The Nobel Prizing winning (with Al Gore) United Nation’s Intergovernmental Panel on Climate Change (IPCC) often sited as the “gold standard” on Global Warming:

  •  2007 (Nobel Winning) IPCC Report determined a 90% probability that the massive Himalayan glaciers would melt away completely by 2035 – This was scientifically based on a single news report that sited a single Indian glaciologist in 1999. Syed Hasnain, the glaciologist in question, says he was misquoted and provided no date to the reporter. The United Nations never bothered to confirm the claim.
  • The head of the IPCC, Rajendra Pachauri, has received millions in grants to further study Himalayan glaciers, based on the original bogus 2035 melting claim. Email correspondence now proves that Pachauri was aware last fall that the 2035 melting claim was false, but he continued to try to hide that from the public through the December Copenhagen summit. After the full story became public, Pachauri and the IPCC finally admitted the falsehood.
  • 2007 IPCC Report claimed that global warming threatened up to 40% of the beloved Amazon rain forest, allegedly because it is extremely sensitive to even modest decreases in rainfall that supposedly may result from warming. (this was back when Global Warming was going to reduce not increase rain and snow) – This was scientifically based on a magazine article by two non-scientists, one being an environmental activist who has worked for the World Wildlife Fund and Greenpeace.
  • 2007 IPCC Report projected disappearing ice in the Andes, the European Alps, and Africa – This was scientifically based on a student dissertation and an article in a climbing magazine written by a hiker.
  • 2007 IPCC Report claimed that the world has “suffered rapidly rising costs due to extreme weather-related events since the 1970s.”  – This was scientifically based on a unpublished study which, when published in 2008, concluded the opposite: “We find insufficient evidence to claim a statistical relationship between global temperature increase and catastrophe losses.”
  • The U.N. dramatically claimed that 55 percent of the Netherlands is below sea level making it very susceptible to global flooding – the accurate portion is 26 percent.  Did the IPCC check any of it’s facts?

Professor Jones who was director of the University of East Anglia’s Climatic Research Unit (Hadley-CRU) until emails leaked that he would destroy his data before turning it over for a Freedom of Information request.

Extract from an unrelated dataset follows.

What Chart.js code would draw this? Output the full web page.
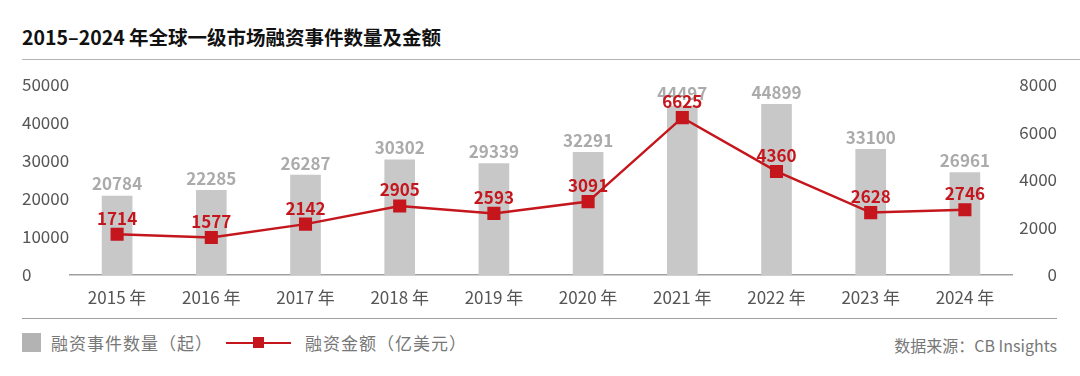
<!DOCTYPE html>
<html>
<head>
<meta charset="utf-8">
<script src="https://cdn.jsdelivr.net/npm/chart.js@4.4.1/dist/chart.umd.min.js"></script>
<style>
  html, body { margin: 0; padding: 0; background: #fff; }
  body { width: 1080px; height: 376px; position: relative; overflow: hidden;
    font-family: "Noto Sans CJK SC", "Noto Sans", sans-serif; }
  .title { position: absolute; left: 22px; top: 23px; font-size: 19.5px; font-weight: bold; color: #111; line-height: 28px; white-space: nowrap; }
  .rule { position: absolute; height: 0; border-top: 1.5px solid #b4b4b4; }
  #wrap { position: absolute; left: 0; top: 60px; width: 1080px; height: 255px; }
  .legend { position: absolute; top: 331px; left: 22px; height: 24px; font-size: 17px; color: #777; line-height: 24px; white-space: nowrap; }
  .legend span { position: absolute; top: 0; letter-spacing: 1px; }
  .sw { position: absolute; left: 0; top: 2px; width: 19px; height: 19px; background: #b3b3b3; }
  .ln { position: absolute; left: 204px; top: 11px; width: 65px; height: 2px; background: #c4161c; }
  .mk { position: absolute; left: 231px; top: 6px; width: 11px; height: 11px; background: #c4161c; }
  .src { position: absolute; right: 23px; top: 333px; font-size: 16px; color: #777; line-height: 24px; white-space: nowrap; }
</style>
</head>
<body>
<div class="title">2015–2024 年全球一级市场融资事件数量及金额</div>
<div class="rule" style="left:22px; top:59px; width:1058px;"></div>
<div id="wrap"><canvas id="mainChart"></canvas></div>
<div class="rule" style="left:22px; top:318px; width:1035px; border-top-color:#a0a0a0;"></div>
<div class="legend">
  <div class="sw"></div>
  <span style="left:29px;">融资事件数量（起）</span>
  <div class="ln"></div>
  <div class="mk"></div>
  <span style="left:283px;">融资金额（亿美元）</span>
</div>
<div class="src">数据来源：CB Insights</div>

<script>
/* ---------- DATA ---------- */
const years = ["2015 年","2016 年","2017 年","2018 年","2019 年","2020 年","2021 年","2022 年","2023 年","2024 年"]
const dealCounts = [20784,22285,26287,30302,29339,32291,44497,44899,33100,26961]
const dealAmounts = [1714,1577,2142,2905,2593,3091,6625,4360,2628,2746]
const leftTicks = [0,10000,20000,30000,40000,50000]
const rightTicks = [0,2000,4000,6000,8000]

const FONT = '"Noto Sans CJK SC", "Noto Sans", sans-serif'

/* ---------- VALUE LABELS ---------- */
const valueLabels = {
  id: 'valueLabels',
  afterDatasetsDraw(chart) {
    const ctx = chart.ctx
    ctx.save()
    ctx.textAlign = 'center'
    ctx.textBaseline = 'middle'
    ctx.font = 'bold 17px ' + FONT
    // bars (dataset 1)
    ctx.fillStyle = '#ababab'
    chart.getDatasetMeta(1).data.forEach((bar, i) => {
      ctx.fillText(dealCounts[i], bar.x, bar.y - 12)
    })
    // line (dataset 0)
    ctx.fillStyle = '#c4161c'
    chart.getDatasetMeta(0).data.forEach((pt, i) => {
      ctx.fillText(dealAmounts[i], pt.x, pt.y - 16)
    })
    ctx.restore()
  }
}

const plainTick = v => String(v)

try {
  new Chart(document.getElementById("mainChart"), {
    data: {
      labels: years,
      datasets: [
        {
          type: 'line',
          label: "融资金额（亿美元）",
          data: dealAmounts,
          yAxisID: 'y1',
          borderColor: "#c4161c",
          backgroundColor: "#c4161c",
          borderWidth: 2.5,
          pointStyle: 'rect',
          pointRadius: 7.5,
          pointHoverRadius: 7.5,
          tension: 0,
          order: 0
        },
        {
          type: 'bar',
          label: "融资事件数量（起）",
          data: dealCounts,
          yAxisID: 'y',
          backgroundColor: "#c8c8c8",
          barThickness: 30,
          order: 1
        }
      ]
    },
    options: {
      responsive: true,
      maintainAspectRatio: false,
      animation: false,
      layout: { padding: { left: 22, right: 23, top: 25, bottom: 0 } },
      plugins: { legend: { display: false }, tooltip: { enabled: false } },
      scales: {
        x: {
          grid: { display: false, drawTicks: false },
          border: { display: true, color: '#a0a0a0', width: 1.5 },
          ticks: { color: '#555', font: { family: FONT, size: 17 }, padding: 12, maxRotation: 0 },
          afterFit(s) { s.height = 40 }
        },
        y: {
          position: 'left',
          min: 0, max: 50000,
          afterBuildTicks(s) { s.ticks = leftTicks.map(v => ({ value: v })) },
          grid: { display: false, drawTicks: false },
          border: { display: false },
          ticks: { color: '#555', font: { family: FONT, size: 17 }, crossAlign: 'far', callback: plainTick },
          afterFit(s) { s.width = 48 }
        },
        y1: {
          position: 'right',
          min: 0, max: 8000,
          afterBuildTicks(s) { s.ticks = rightTicks.map(v => ({ value: v })) },
          grid: { display: false, drawTicks: false },
          border: { display: false },
          ticks: { color: '#555', font: { family: FONT, size: 17 }, crossAlign: 'far', callback: plainTick },
          afterFit(s) { s.width = 45 }
        }
      }
    },
    plugins: [valueLabels]
  })
} catch(e) {
  console.error('Error initializing main chart:', e)
}
</script>
</body>
</html>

  • Now claims the Data for vital ‘hockey stick graph’ that “proved” global warming has not been destroyed but is merely “lost” in his office was swamped with piles of paper and that his record keeping is ‘not as good as it should be’ – Since the data has been “missing” since October and Professor Jone’s professional reputation is currently stained with “scientific fraud”, one can only hope that a good office spring cleaning will clear all this mess up. (puns intended)

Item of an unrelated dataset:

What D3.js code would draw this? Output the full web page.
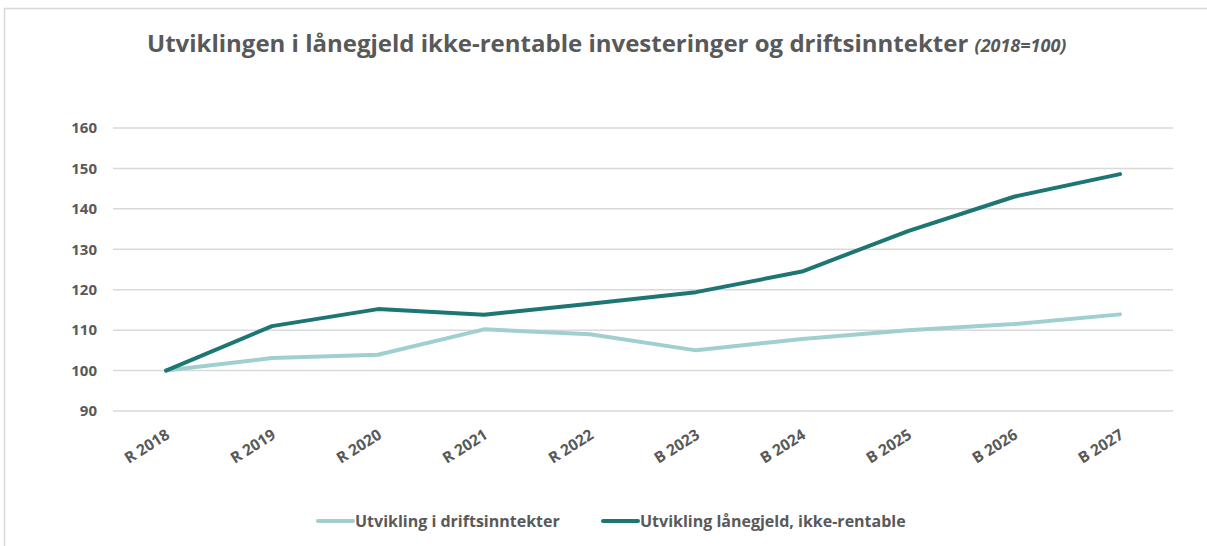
<!DOCTYPE html>
<html>
<head>
<meta charset="utf-8">
<script src="https://cdn.jsdelivr.net/npm/d3@7"></script>
<style>
  body { margin: 0; background: #fff; }
  text { font-family: "Open Sans", sans-serif; fill: #595959; }
</style>
</head>
<body>
<svg width="1207" height="546"></svg>
<script>
var categories = ["R 2018", "R 2019", "R 2020", "R 2021", "R 2022", "B 2023", "B 2024", "B 2025", "B 2026", "B 2027"];
var driftsinntekter = [100, 103.1, 103.9, 110.2, 109.0, 105.0, 107.8, 110.0, 111.5, 113.9];
var laanegjeld = [100, 111.0, 115.2, 113.8, 116.5, 119.4, 124.5, 134.5, 143.0, 148.6];
var yTicks = [90, 100, 110, 120, 130, 140, 150, 160];

var series = [
  { name: "Utvikling i driftsinntekter", values: driftsinntekter, color: "#9fd0cf" },
  { name: "Utvikling lånegjeld, ikke-rentable", values: laanegjeld, color: "#1d7674" }
];

var svg = d3.select("svg"),
    margin = {top: 128, right: 34, bottom: 135, left: 113},
    width = 1207 - margin.left - margin.right,
    height = 546 - margin.top - margin.bottom;

// chart frame
svg.append("path")
   .attr("d", "M4.5,546 V8.5 H1207")
   .attr("fill", "none")
   .attr("stroke", "#d9d9d9")
   .attr("stroke-width", 1.5);

// title
var title = svg.append("text")
   .attr("x", 147)
   .attr("y", 52)
   .style("font-size", "24px")
   .style("font-weight", "bold");
title.append("tspan").text("Utviklingen i lånegjeld ikke-rentable investeringer og driftsinntekter ");
title.append("tspan").style("font-size", "18px").style("font-style", "italic").text("(2018=100)");

var g = svg.append("g")
   .attr("transform", "translate(" + margin.left + "," + margin.top + ")");

var x = d3.scaleBand().domain(categories).range([0, width]);
var y = d3.scaleLinear().domain([90, 160]).range([height, 0]);

// gridlines
g.append("g")
 .selectAll("line")
 .data(yTicks)
 .enter().append("line")
 .attr("x1", 0).attr("x2", width)
 .attr("y1", function(d) { return y(d); })
 .attr("y2", function(d) { return y(d); })
 .attr("stroke", "#d9d9d9")
 .attr("stroke-width", 1.5);

// y axis labels
g.append("g")
 .selectAll("text")
 .data(yTicks)
 .enter().append("text")
 .attr("x", -16)
 .attr("y", function(d) { return y(d); })
 .attr("dy", "0.35em")
 .attr("text-anchor", "end")
 .style("font-size", "15px")
 .style("font-weight", "bold")
 .text(function(d) { return d; });

// x axis labels, rotated
g.append("g")
 .selectAll("text")
 .data(categories)
 .enter().append("text")
 .attr("transform", function(d) {
     return "translate(" + (x(d) + x.bandwidth() / 2 + 2) + "," + (height + 22) + ") rotate(-32)";
 })
 .attr("text-anchor", "end")
 .attr("dy", "0.35em")
 .style("font-size", "15.5px")
 .style("font-weight", "bold")
 .text(function(d) { return d; });

var line = d3.line()
   .x(function(d, i) { return x(categories[i]) + x.bandwidth() / 2; })
   .y(function(d) { return y(d); });

g.selectAll(".serie")
 .data(series)
 .enter().append("path")
 .attr("class", "serie")
 .attr("d", function(d) { return line(d.values); })
 .attr("fill", "none")
 .attr("stroke", function(d) { return d.color; })
 .attr("stroke-width", 4)
 .attr("stroke-linecap", "round")
 .attr("stroke-linejoin", "round");

// legend
var legendX = [318, 603];
var legend = svg.selectAll(".legend")
   .data(series)
   .enter().append("g")
   .attr("class", "legend")
   .attr("transform", function(d, i) { return "translate(" + legendX[i] + ",521)"; });

legend.append("line")
   .attr("x1", 0).attr("x2", 35)
   .attr("stroke", function(d) { return d.color; })
   .attr("stroke-width", 4)
   .attr("stroke-linecap", "round");

legend.append("text")
   .attr("x", 37)
   .attr("dy", "0.35em")
   .style("font-size", "16px")
   .style("font-weight", "bold")
   .text(function(d) { return d.name; });
</script>
</body>
</html>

  • Now admits that in the last 15 years there had been no ‘statistically significant’ warming.
  • Now admits there had been two periods which experienced similar warming, from 1910 to 1940 and from 1975 to 1998, but said these could be explained by natural phenomena – that is they were not “man made”.
  • Now admits the world could have been even warmer during the medieval period than now – if true the world would be cooling despite man’s best attempts to create CO2.